The Uninhabited Space of Love

Real love requires no key.
It doesn’t move into a house, cling to shared furniture, or measure itself through bills or square footage.

Cohabitation, in its dominant form, is often a substitute — an attempt to make a bond feel real through forced physical proximity, because actual presence has faded.
What institutional couples call “life together” is often a quiet disengagement of the self.
A logistical fusion meant to avoid lucidity.

Because true intimacy is gone, people cling to routines — the bed, the fridge, the schedule.
The everyday becomes an alibi.
They “love” by inertia, because disentangling would be too disruptive: selling the furniture, redrawing boundaries, moving out.

Living love does not impose itself.
It doesn’t cohabit — it co-exists.

It listens to the frequency.
It respects the rhythm.
It knows when to come close and when to retreat.
It proves nothing, demands nothing, installs nothing. It renews itself in every moment.
Not from duty, but from recognition.

A lucid love doesn’t need walls.
It can live between distant bodies, as long as the frequencies are aligned.
It exhausts nothing. It consumes nothing. It watches, silently.
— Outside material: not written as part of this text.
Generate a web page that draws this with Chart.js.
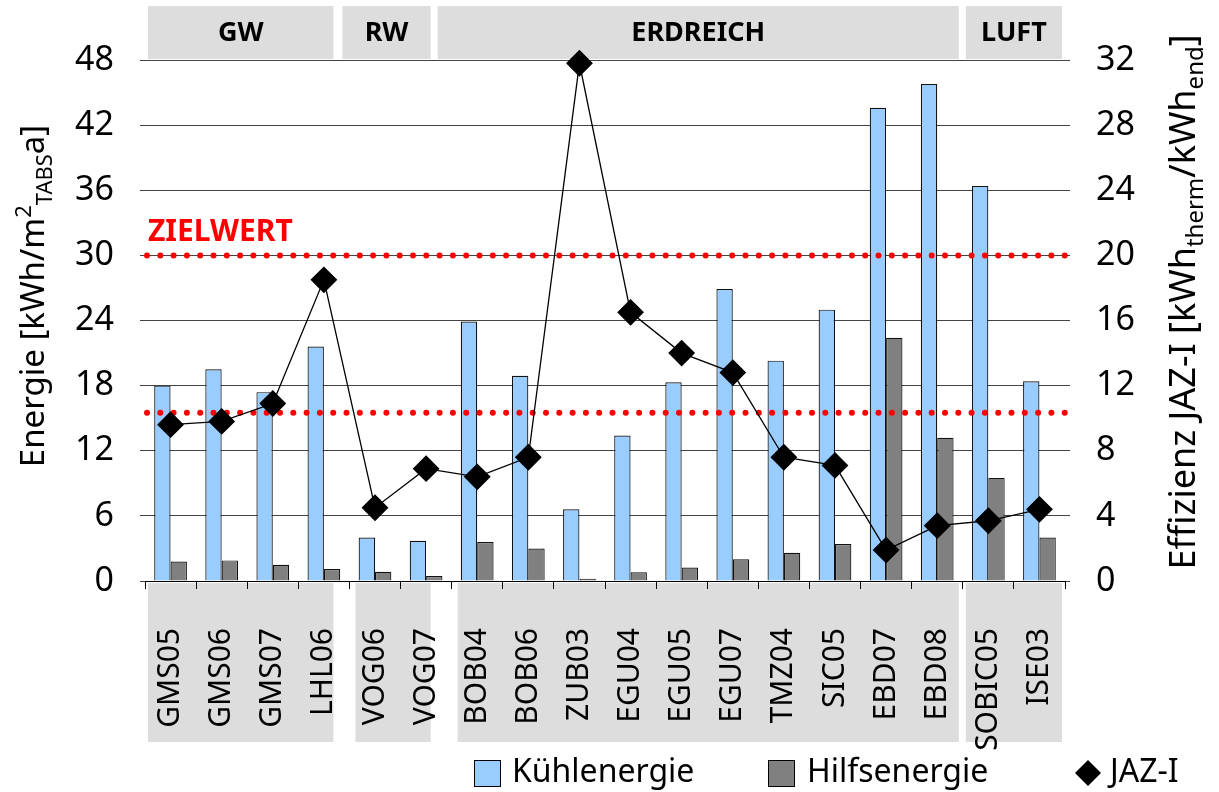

Sharing a space means nothing if each person isn’t first firmly rooted in their own axis.
Otherwise, the shared space becomes a site of confusion, projection, passive violence.

The space of real love is uninhabited —
Not because it is empty, but because it is unclaimed.
It remains available, alive, free.
And it is precisely this uninhabited quality — this refusal to settle — that makes it truly inhabitable.